I finished it all quickly, trying to give Arsenio (the new hip elf) a decent scene, which I didn’t quite pull off. Arsenio merely exists because I was told to put him there. He doesn’t have a personality yet. Maybe, I decided, to make him a bit of a smart aleck. It was all under consideration.
The weekend was not as productive as I had hoped it would be, but I note that the Arsenio scene did get worked out. I mention the copter here. Here’s the thing; they wanted something beyond a crazed retailer trying to corner the Christmas market. They wanted the villain to want to manufacture something that was dangerous to children (this was the Santa Claus movie rip-off). It was decided it would be a Kiddie Kopter, where kids could fly around, which seemed pretty reckless, right?
Plot points were pinned, characters re-characterized and pages typed. Slowly. Then “Like Magic” loomed larger. And for some reason I mention “Space Rocks” again…
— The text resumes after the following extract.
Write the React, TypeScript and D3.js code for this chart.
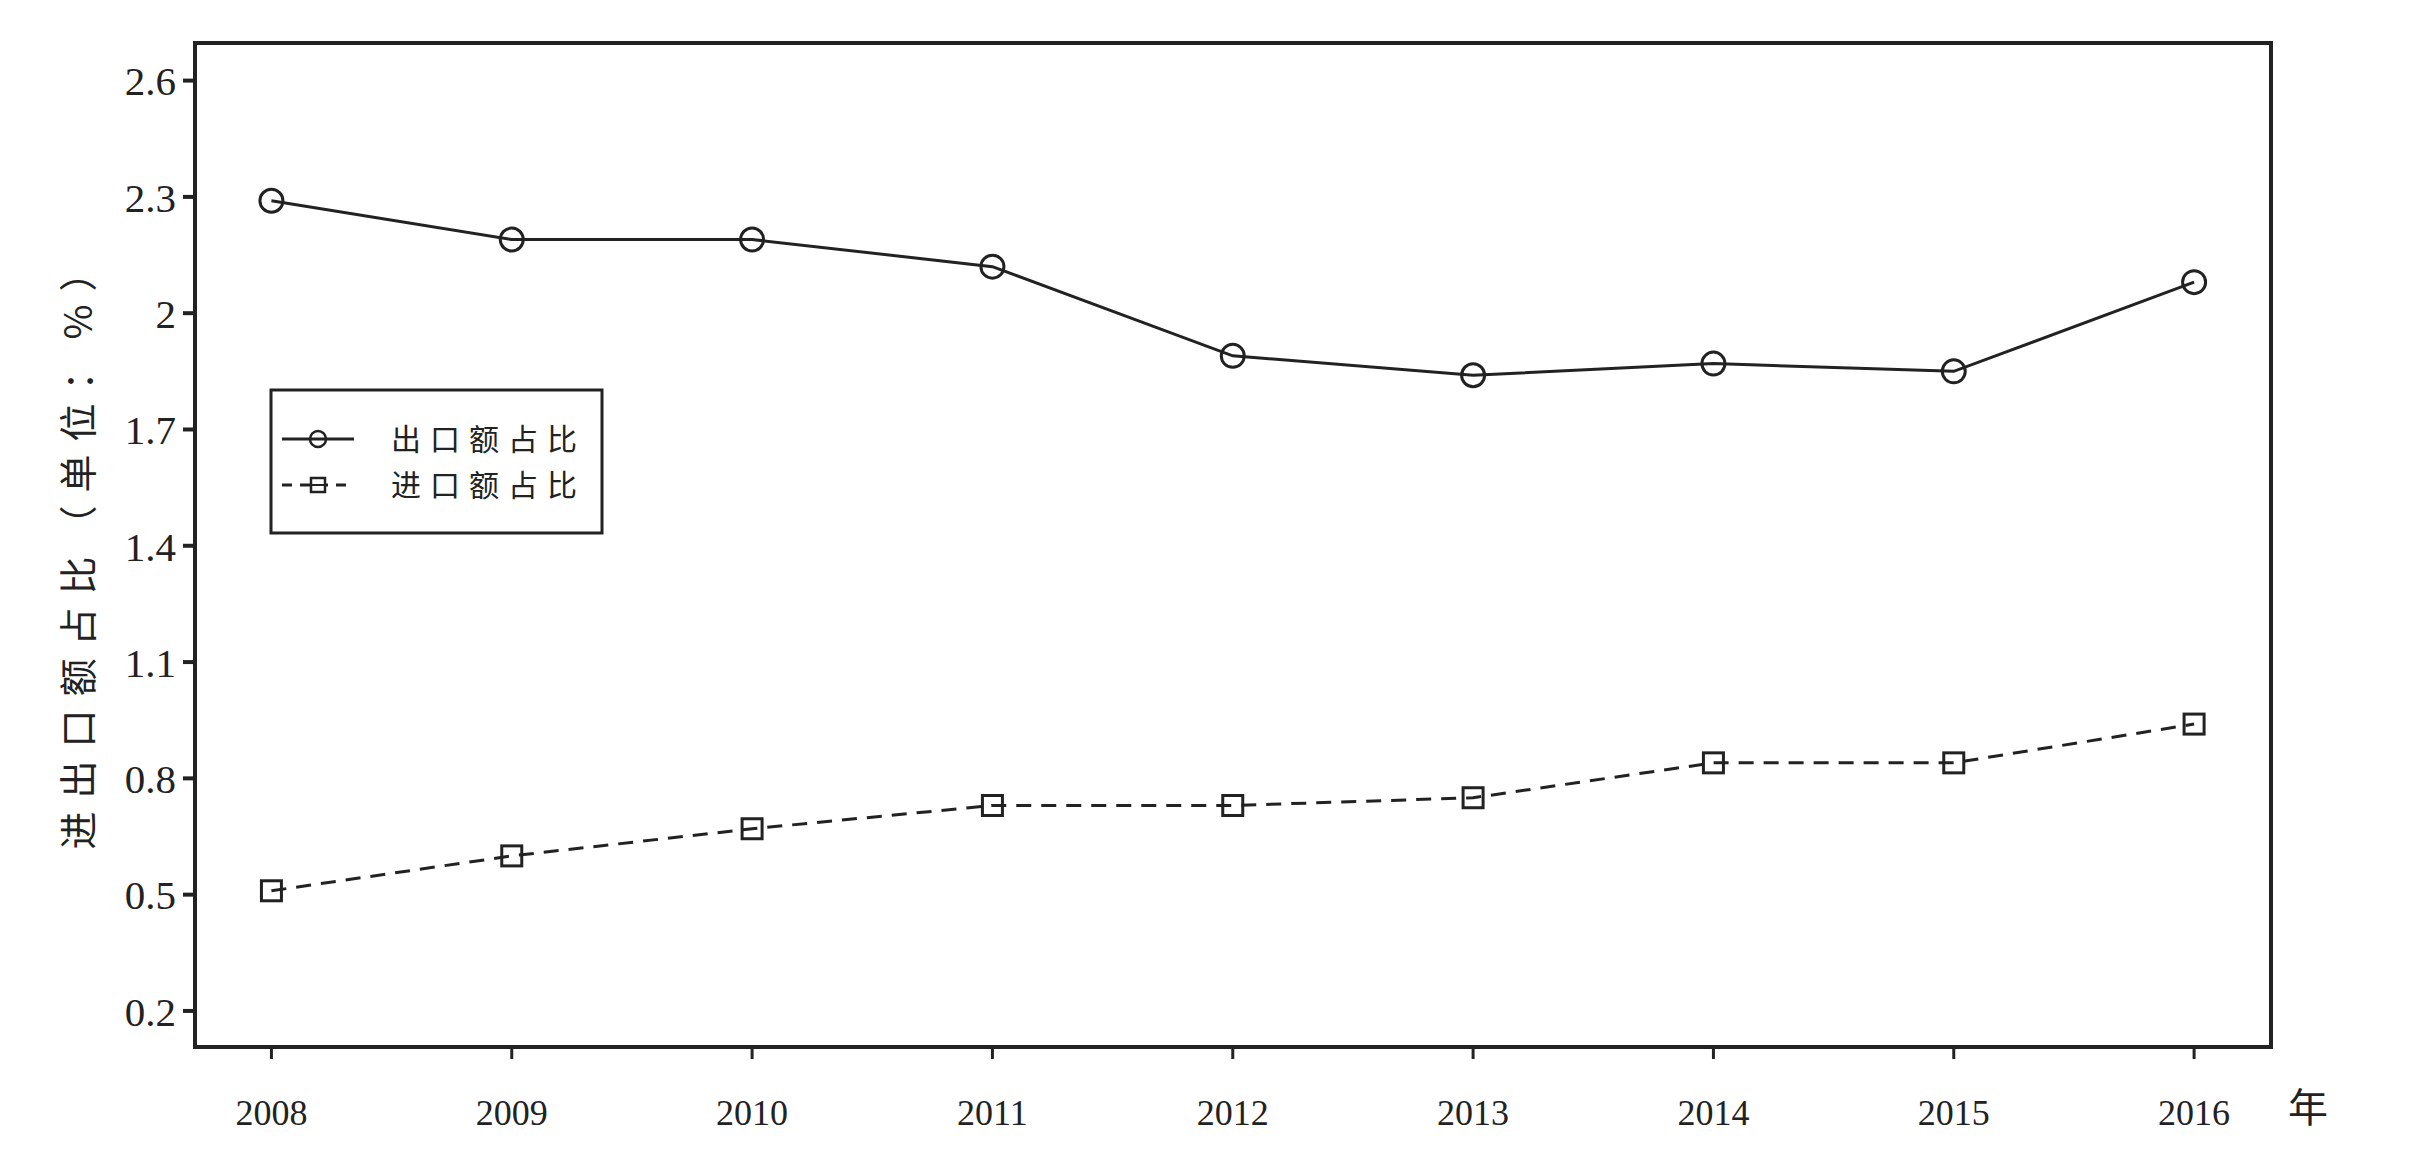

But it’s mentioned here that as the 1 year anniversary approached finances weren’t great, there’s a car loan, one salary, still. And I had re-read my journal pages. I remarked on how many things mentioned (Joel & Bill signing me up for something) never happened or gags forgotten (nutcracker on nose). The journal pages recorded my mood as it went from wonderment to despair to cynicism. I did a quick wrap up (re-thinking “Magic,” getting notes on “Space Rocks,” mailing out “Write Stuff" to no responses, not hearing back from Kimberly the executive and still thinking up lines for Pee-Wee (for the next draft?).
It’s all about the waiting now. It was June 1991. Christmas 1991 seemed awfully close.